Pete and County Detective Wayne Baronick once again join forces and are now tasked with finding a cold-blooded killer, a sadistic monster, before the child can also come to harm.  But, this killer is cunning and already has a head-start that doesn’t bode well for the authorities, and no one knows his identity.  The severe weather from Hurricane Iona in New Orleans is a double-edged sword.  While it prevents the killer from leaving the area, it also makes conditions near impossible for law enforcement chasing him.  People who live in low-lying areas of Monongahela County are frantically trying to sandbag their houses and businesses and farms to keep flood waters out.  Roadways are filling with water, creating conditions for cars to be swept away, and, trees are toppling onto roadways making the roads impassable.  But, Pete and his deputies and Baronick won’t let the conditions surrounding them keep them from a full-out pursuit of a child in danger and her unstable kidnapper.  Amber alerts are issued, with a vehicle description finally being put together, but the alert is only as good as the information is current, and when the perpetrator starts to switch vehicles, the new vehicle must be determined before adding to the alert.  It’s a game of cat-and-mouse that couldn’t have occurred under worse conditions.  And, the clock keeps ticking.

 

Ordinarily, Zoe would head to the morgue where she would do the autopsy on Michelle, but Danny has asked her to stay with him, and that’s where she knows she has to be.  Danny is the blacksmith for her horses and a friend as well, so her presence has a calming effect on him.  A tent-like structure is set up over Danny and the rescue workers while the storm rages around them and rain pounds the canvas above their heads.  Zoe’s former EMT partners are working tirelessly to try and keep Danny alive.  Dr.
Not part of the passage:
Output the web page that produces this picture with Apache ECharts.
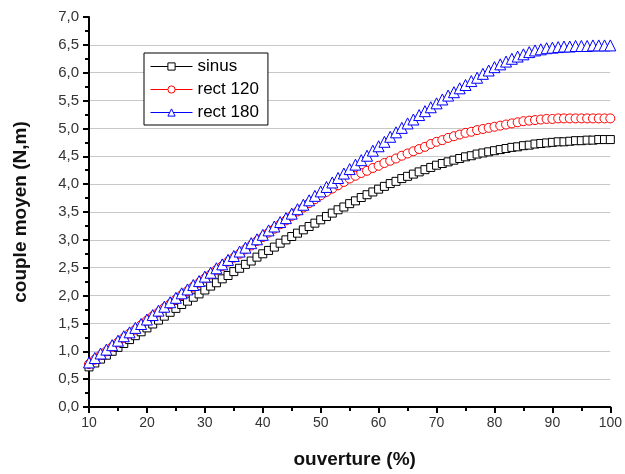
<!DOCTYPE html>
<html>
<head>
<meta charset="utf-8">
<script src="https://cdn.jsdelivr.net/npm/echarts@6/dist/echarts.min.js"></script>
<style>
  html, body { margin: 0; padding: 0; background: #fff; }
  #chart { width: 625px; height: 474px; }
</style>
</head>
<body>
<div id="chart"></div>
<script>
// Opening (%) from 10 to 100 in steps of 1
const ouverture = [
  10, 11, 12, 13, 14, 15, 16, 17, 18, 19,
  20, 21, 22, 23, 24, 25, 26, 27, 28, 29,
  30, 31, 32, 33, 34, 35, 36, 37, 38, 39,
  40, 41, 42, 43, 44, 45, 46, 47, 48, 49,
  50, 51, 52, 53, 54, 55, 56, 57, 58, 59,
  60, 61, 62, 63, 64, 65, 66, 67, 68, 69,
  70, 71, 72, 73, 74, 75, 76, 77, 78, 79,
  80, 81, 82, 83, 84, 85, 86, 87, 88, 89,
  90, 91, 92, 93, 94, 95, 96, 97, 98, 99,
  100
];

// Mean torque (N.m), sinusoidal supply
const sinus = [
  0.72, 0.79, 0.86, 0.93, 1.00, 1.07, 1.14, 1.21, 1.28, 1.35,
  1.42, 1.49, 1.56, 1.63, 1.70, 1.77, 1.84, 1.90, 1.97, 2.03,
  2.10, 2.17, 2.23, 2.30, 2.36, 2.43, 2.49, 2.56, 2.62, 2.69,
  2.75, 2.81, 2.87, 2.94, 3.00, 3.06, 3.12, 3.18, 3.24, 3.30,
  3.36, 3.42, 3.48, 3.54, 3.59, 3.65, 3.70, 3.76, 3.81, 3.86,
  3.91, 3.96, 4.01, 4.05, 4.10, 4.14, 4.18, 4.22, 4.26, 4.30,
  4.34, 4.37, 4.40, 4.43, 4.46, 4.49, 4.51, 4.54, 4.56, 4.58,
  4.60, 4.62, 4.64, 4.66, 4.67, 4.69, 4.70, 4.72, 4.73, 4.74,
  4.75, 4.76, 4.76, 4.77, 4.78, 4.78, 4.79, 4.79, 4.80, 4.80,
  4.80
];

// Mean torque (N.m), 120° rectangular supply
const rect120 = [
  0.77, 0.85, 0.93, 1.00, 1.08, 1.16, 1.24, 1.32, 1.39, 1.47,
  1.55, 1.63, 1.70, 1.78, 1.85, 1.93, 2.01, 2.08, 2.16, 2.23,
  2.31, 2.38, 2.46, 2.53, 2.61, 2.68, 2.75, 2.83, 2.90, 2.98,
  3.05, 3.13, 3.20, 3.28, 3.35, 3.43, 3.51, 3.58, 3.66, 3.73,
  3.80, 3.86, 3.92, 3.98, 4.04, 4.10, 4.15, 4.20, 4.24, 4.29,
  4.33, 4.38, 4.42, 4.46, 4.51, 4.55, 4.59, 4.63, 4.67, 4.72,
  4.76, 4.79, 4.83, 4.86, 4.89, 4.92, 4.94, 4.97, 4.99, 5.01,
  5.03, 5.05, 5.07, 5.09, 5.11, 5.13, 5.14, 5.15, 5.16, 5.17,
  5.17, 5.18, 5.18, 5.18, 5.18, 5.18, 5.18, 5.18, 5.18, 5.18,
  5.18
];

// Mean torque (N.m), 180° rectangular supply
const rect180 = [
  0.80, 0.88, 0.96, 1.03, 1.11, 1.19, 1.27, 1.34, 1.42, 1.49,
  1.57, 1.65, 1.73, 1.80, 1.88, 1.96, 2.04, 2.11, 2.19, 2.26,
  2.34, 2.41, 2.49, 2.56, 2.64, 2.71, 2.79, 2.86, 2.94, 3.01,
  3.09, 3.17, 3.24, 3.32, 3.39, 3.47, 3.55, 3.63, 3.71, 3.79,
  3.87, 3.95, 4.03, 4.11, 4.19, 4.27, 4.35, 4.43, 4.51, 4.60,
  4.68, 4.76, 4.85, 4.93, 5.01, 5.09, 5.16, 5.24, 5.31, 5.38,
  5.45, 5.52, 5.59, 5.65, 5.72, 5.78, 5.85, 5.91, 5.98, 6.04,
  6.10, 6.15, 6.20, 6.25, 6.29, 6.33, 6.37, 6.40, 6.42, 6.44,
  6.45, 6.46, 6.47, 6.47, 6.48, 6.48, 6.48, 6.49, 6.49, 6.49,
  6.49
];

const seriesNames = ['sinus', 'rect 120', 'rect 180'];
const seriesColors = ['#000000', '#ff0000', '#0000ff'];

function pairs(xs, ys) {
  return xs.map((x, i) => [x, ys[i]]);
}

const fontFamily = '"Liberation Sans", Arial, sans-serif';
const commaFmt = v => v.toFixed(1).replace('.', ',');

const chart = echarts.init(document.getElementById('chart'), null, { renderer: 'canvas' });

function markerSeries(name, ys, color, symbol, size) {
  return {
    name: name,
    type: 'line',
    data: pairs(ouverture, ys),
    symbol: symbol,
    symbolSize: size,
    showAllSymbol: true,
    animation: false,
    lineStyle: { color: color, width: 1 },
    itemStyle: { color: '#ffffff', borderColor: color, borderWidth: 1 },
    emphasis: { disabled: true }
  };
}

chart.setOption({
  backgroundColor: '#ffffff',
  animation: false,
  textStyle: { fontFamily: fontFamily },
  grid: { left: 89, right: 10, top: 17, bottom: 64, containLabel: false },
  legend: {
    data: seriesNames.map((n, i) => ({
      name: n,
      lineStyle: { color: seriesColors[i], width: 1 },
      itemStyle: { color: '#ffffff', borderColor: seriesColors[i], borderWidth: 1 }
    })),
    orient: 'vertical',
    left: 144,
    top: 53,
    padding: [5, 9, 4, 6],
    backgroundColor: '#ffffff',
    borderColor: '#000000',
    borderWidth: 1,
    itemWidth: 42,
    itemHeight: 9,
    itemGap: 6,
    textStyle: { color: '#000000', fontSize: 17, lineHeight: 15, fontFamily: fontFamily },
    selectedMode: false
  },
  xAxis: {
    type: 'value',
    min: 10,
    max: 100,
    interval: 10,
    name: 'ouverture (%)',
    nameLocation: 'middle',
    nameGap: 43,
    nameTextStyle: { color: '#111', fontSize: 19, fontWeight: 'bold', fontFamily: fontFamily, padding: [0, 0, 0, 10] },
    axisLine: { show: true, onZero: false, lineStyle: { color: '#000', width: 2 } },
    axisTick: { show: true, inside: false, length: 6, lineStyle: { color: '#000', width: 2 } },
    minorTick: { show: true, splitNumber: 2, length: 4, lineStyle: { color: '#000', width: 2 } },
    axisLabel: { color: '#333', fontSize: 14, margin: 9, fontFamily: fontFamily },
    splitLine: { show: false }
  },
  yAxis: {
    type: 'value',
    min: 0,
    max: 7,
    interval: 0.5,
    name: 'couple moyen (N,m)',
    nameLocation: 'middle',
    nameRotate: 90,
    nameGap: 59,
    nameTextStyle: { color: '#111', fontSize: 19, fontWeight: 'bold', fontFamily: fontFamily },
    axisLine: { show: true, onZero: false, lineStyle: { color: '#000', width: 2 } },
    axisTick: { show: true, inside: false, length: 6, lineStyle: { color: '#000', width: 2 } },
    minorTick: { show: true, splitNumber: 2, length: 4, lineStyle: { color: '#000', width: 2 } },
    axisLabel: { color: '#333', fontSize: 15, margin: 10, formatter: commaFmt, fontFamily: fontFamily },
    splitLine: { show: true, showMaxLine: false, showMinLine: false, lineStyle: { color: '#c8c8c8', width: 1 } }
  },
  series: [
    markerSeries(seriesNames[0], sinus, seriesColors[0], 'rect', 8),
    markerSeries(seriesNames[1], rect120, seriesColors[1], 'circle', 9),
    markerSeries(seriesNames[2], rect180, seriesColors[2], 'triangle', 11)
  ]
});
</script>
</body>
</html>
Fuller arrives to help, which is outside of his usual duties, proving just how much everyone is invested in saving what’s left of this family.  Danny’s friend Leroy, desperate to help, is sent after supplies to fix the tractor so they can drive it off Danny.  Danny is fully coherent, and ironically, the pressure of the tractor is keeping him from bleeding out.  And, the clock keeps ticking.

 

With Helpless, Annette Dashofy has taken the Zoe Chambers series deeper into the chilling waters of suspense than ever before.  She has set a frenetic, but controlled, pace of action, with intertwining plotlines that must all be resolved in less than 24 hours.  Tick tock, tick tock.  You will feel that clock ticking the time by with lives on the line.  The storm will seem to grasp you in its relentlessness and fury, too.  Dashofy takes all the moving parts and brings them together in perfect symphonic blending.  Helpless is, of course, already on my Favorites List for 2023, and I’m positive that it will be on many others’ favorites list, too.  I know I’ve said this before, and it doesn’t take anything away from the books I said it about, but I do think this is the finest writing Annette Dashofy has produced.  The author stated in a recent interview that writing this book was a daunting experience because “writing suspense is way out of my wheelhouse.”  Well, Ms. Dashofy, I think you’re going to have to redefine your wheelhouse now.  

 

I received an e-copy of Helpless from the author and from NetGalley.  My review reflects my honest assessment of this book.